If Philips can secure its SoniCare brush heads this way to prevent tampering and counterfeiting, a utility company or meter producer which enables a much more important infrastructure can be a little more mindful about what they are doing.

Other than that I agree 100% to your viewpoint.

2 comments

Definitely agree with you here. The parent has a very valid point about not always over-securing things that don't need to be secured, but physical line cutting and wireless shutoff are very different threats.

Someone walking around your neighborhood cutting every single electric line on the side of a house, risking electric shock and trespassing on your private land is much more likely to get caught than somebody rolling through your neighborhood with a flipper zero and a high power antenna turning off all of your meters.

If someone had a grudge against you, and they started to "release the magic smoke" from your meter once a week and the power company is upset with you and your HVAC system doesn't work anymore, in addition to the fact that the compressor in your AC is toast because of someone energizing and de-energizing the circuit so rapidly. Now you are out thousands of dollars and, on top of all that, no matter how many cameras you put up, you'll have a hard time figuring out who's doing it.

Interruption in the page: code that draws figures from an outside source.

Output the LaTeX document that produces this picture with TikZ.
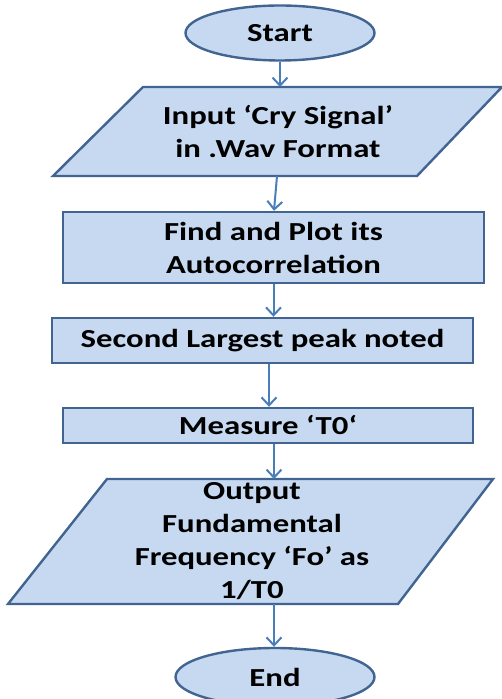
\documentclass[tikz,border=0pt]{standalone}
\usepackage{fontspec}
\setmainfont{Carlito}[FakeStretch=1.26]
\usetikzlibrary{shapes.geometric,arrows.meta}
\definecolor{boxfill}{RGB}{198,217,241}
\definecolor{boxline}{RGB}{65,100,145}
\definecolor{arrowc}{RGB}{74,126,187}
\begin{document}
\begin{tikzpicture}[x=1pt,y=1pt,
  shapebox/.style={draw=boxline,fill=boxfill,line width=2.4pt,line join=miter},
  txt/.style={font=\fontsize{26}{33}\selectfont\bfseries,align=center,inner sep=0pt},
  term/.style={shapebox,ellipse,inner sep=0pt,txt},
  procbox/.style={shapebox,rectangle,inner sep=0pt,txt},
  arr/.style={draw=arrowc,line width=2pt,-{Straight Barb[length=8pt,width=15pt,line width=2pt]}}]
\useasboundingbox (0,0) rectangle (502,699);
% Start
\node[term,minimum width=189pt,minimum height=55pt] (start) at (280,666) {Start};
% Input parallelogram
\coordinate (p1tl) at (143,612);
\coordinate (p1tr) at (502,612);
\coordinate (p1br) at (417,523);
\coordinate (p1bl) at (53,523);
\draw[shapebox] (p1tl) -- (p1tr) -- (p1br) -- (p1bl) -- cycle;
\node[txt] (in) at (278,567) {Input ‘Cry Signal’\\in .Wav Format};
\coordinate (p1top) at (280,612);
\coordinate (p1bot) at (277,523);
% Process boxes
\node[procbox,minimum width=421pt,minimum height=71pt] (b1) at (273.5,451.5) {Find and Plot its\\Autocorrelation};
\node[procbox,minimum width=421pt,minimum height=45pt] (b2) at (262.5,358.5) {Second Largest peak noted};
\node[procbox,minimum width=410pt,minimum height=35pt] (b3) at (268,273.5) {Measure ‘T0‘};
% Output parallelogram
\coordinate (p2tl) at (107,220);
\coordinate (p2tr) at (493,220);
\coordinate (p2br) at (398,95);
\coordinate (p2bl) at (8,95);
\draw[shapebox] (p2tl) -- (p2tr) -- (p2br) -- (p2bl) -- cycle;
\node[txt] (out) at (252,157.5) {Output\\Fundamental\\Frequency ‘Fo’ as\\1/T0};
\coordinate (p2top) at (274,220);
\coordinate (p2bot) at (274,95);
% End
\node[term,minimum width=199pt,minimum height=58pt] (end) at (275,22) {End};
% Arrows
\draw[arr] (start.south) -- (p1top);
\draw[arr] (p1bot) -- ([xshift=0.5pt]b1.north);
\draw[arr] (b1.south) -- (b1.south |- b2.north);
\draw[arr] ([xshift=6.5pt]b2.south) -- ([xshift=1pt]b3.north);
\draw[arr] ([xshift=6pt]b3.south) -- (p2top);
\draw[arr] (p2bot) -- (p2bot |- end.north);
\end{tikzpicture}
\end{document}
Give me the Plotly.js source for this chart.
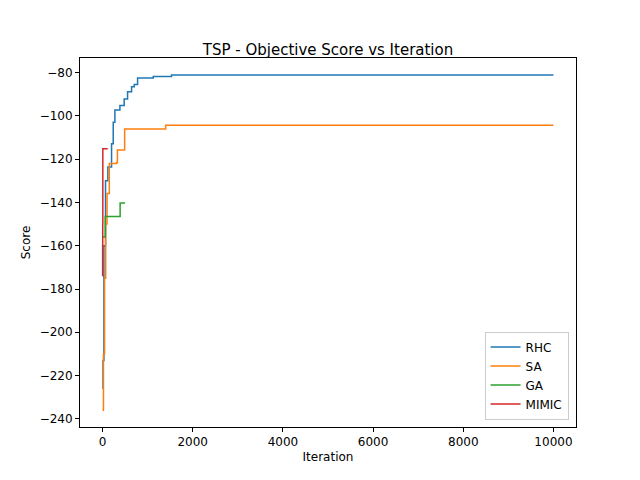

Which is exactly how you end up with more etrash when a company goes out of business.

Also, you've just made replacement/repair/support far more complicated and dangerous for everyone than it need be. You must be 10% smarter than any piece of equipment you are operating to safely use it, and be "ahead of the machine".

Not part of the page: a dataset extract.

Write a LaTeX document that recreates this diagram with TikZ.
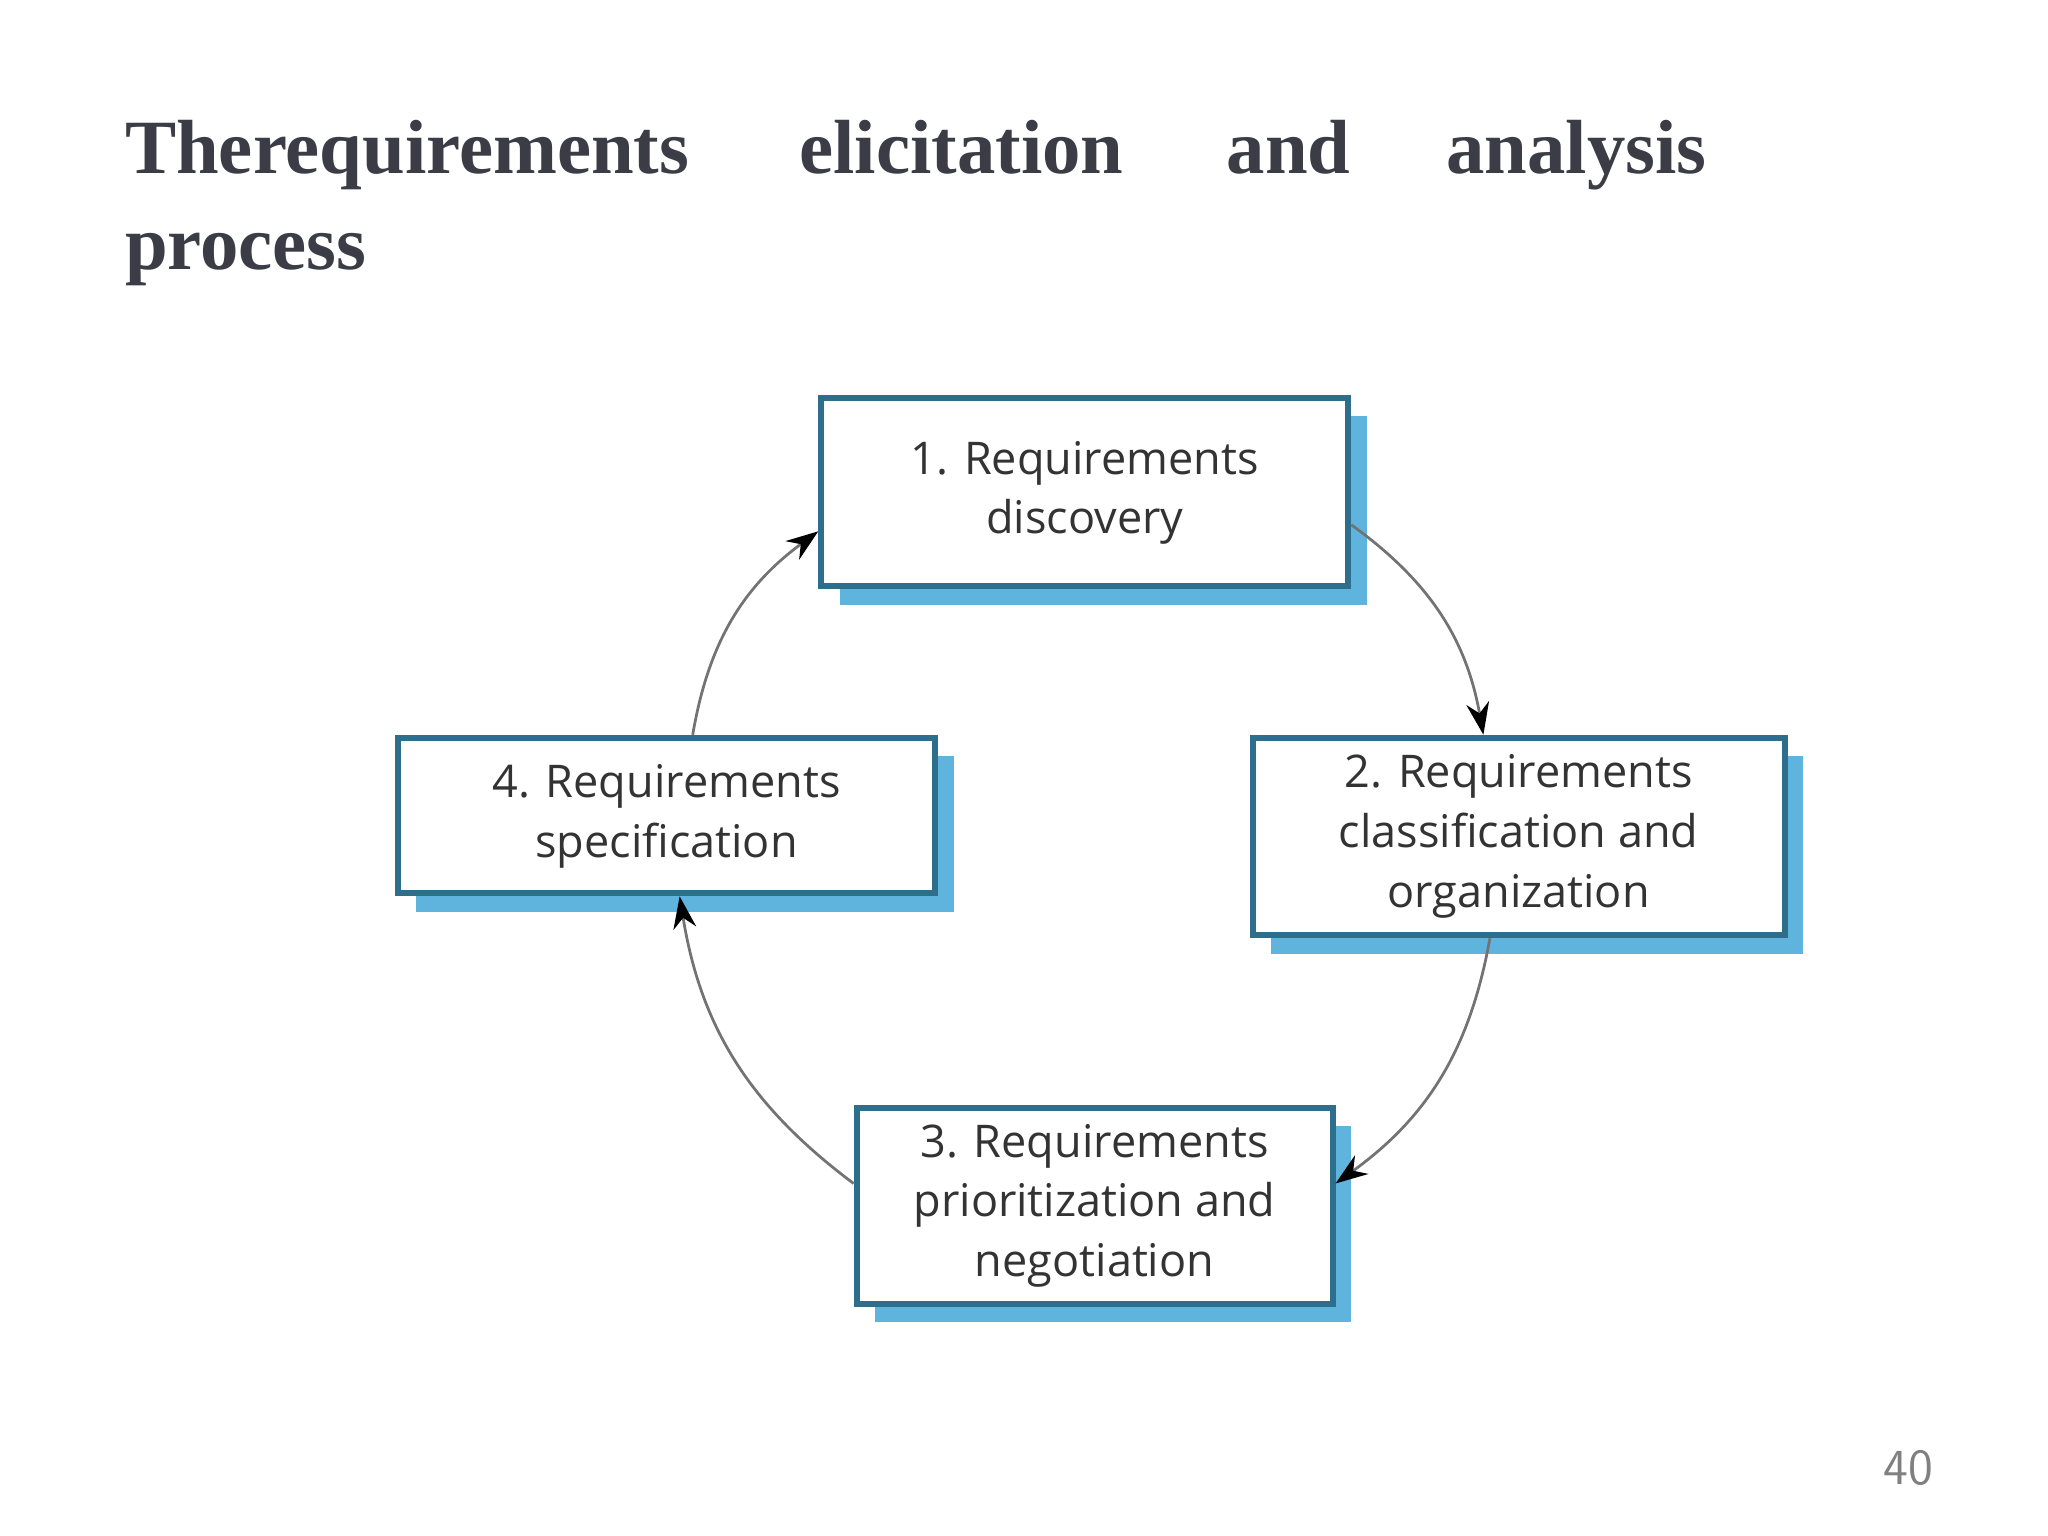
\documentclass[tikz,border=0pt]{standalone}
\usepackage{fontspec}
\setmainfont{Liberation Serif}
\newfontfamily\boxfont{Open Sans}
\usetikzlibrary{shadows,arrows.meta}
\definecolor{bord}{RGB}{45,110,140}
\definecolor{shad}{RGB}{95,180,222}
\definecolor{ttl}{RGB}{60,60,70}
\tikzset{
 stage/.style={draw=bord,line width=1.3pt,fill=white,rectangle,inner sep=0pt,align=center,
   font=\boxfont\fontsize{9.8}{13}\selectfont,text=black!80,
   copy shadow={shadow xshift=0.14cm,shadow yshift=-0.14cm,fill=shad,draw=none}},
 flow/.style={draw=black!55,line width=0.6pt,-{Stealth[length=7pt,width=5pt,black]}},
 ttlw/.style={anchor=base west,font=\bfseries\fontsize{16.7}{20}\selectfont,text=ttl,inner sep=0pt}
}
\begin{document}
\begin{tikzpicture}[x=0.01cm,y=-0.01cm]
\useasboundingbox (0,0) rectangle (1567,1175);
\node[ttlw] (t1) at (95,133) {Therequirements};
\node[ttlw] (t2) at (611,133) {elicitation};
\node[ttlw] (t3) at (938,133) {and};
\node[ttlw] (t4) at (1106,133) {analysis};
\node[ttlw] (t5) at (95,206) {process};
\node[stage,minimum width=4.03cm,minimum height=1.44cm] (b1) at (830,376.5) {\raisebox{6pt}{\begin{tabular}{c}1. Requirements\\discovery\end{tabular}}};
\node[stage,minimum width=4.07cm,minimum height=1.51cm] (b2) at (1162,640) {2. Requirements\\classification and\\organization};
\node[stage,minimum width=3.64cm,minimum height=1.50cm] (b3) at (837.5,922.5) {3. Requirements\\prioritization and\\negotiation};
\node[stage,minimum width=4.11cm,minimum height=1.19cm] (b4) at (510,624) {\raisebox{2pt}{\begin{tabular}{c}4. Requirements\\specification\end{tabular}}};
\draw[flow] ([yshift=-0.25cm]b1.east) to[bend left=22] ([xshift=-0.27cm]b2.north);
\draw[flow] ([xshift=-0.22cm]b2.south) to[bend left=22] ([yshift=0.17cm]b3.east);
\draw[flow] ([yshift=0.17cm]b3.west) to[bend left=22] ([xshift=0.1cm]b4.south);
\draw[flow] ([xshift=0.2cm]b4.north) to[bend left=22] ([yshift=-0.3cm]b1.west);
\node[font=\sffamily\fontsize{11}{13}\selectfont,text=black!50] (pg) at (1460,1123) {40};
\end{tikzpicture}
\end{document}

I truly believe we have suffered greatly as a civilization for our willingness to lose sight of that, and to have allowed the siren call of "abstraction" to charm us into making things so absurdly complicated that short of neverending population growth to bring into existence more people to solve all the new problems people have created, one is hard pressed to even read everything necessary to understand why most things are the way they are.

When done with proper contracting and documentation, losing a company is not a problem, because either you put the spec and the algorithm on the table, and people implement it to get certified, or you get the technical docs to use when/if the company goes out of business.

Practically, it doesn’t do anything more complicated. Device provides you an ID without a password, but accepts everything else with a password. In many countries, if not all, infrastructure equipment is already protected property. Nobody except the utility company touch, repair, reconfigure that meter, anyway.

Overcomplicating stuff is indeed a problem, and it’s a combination of poor engineering plus monetary greed in most cases. Also it’s a side effect of evolution of technology. I would love to discuss it to death, but this is not the place and I don’t have much time for it either.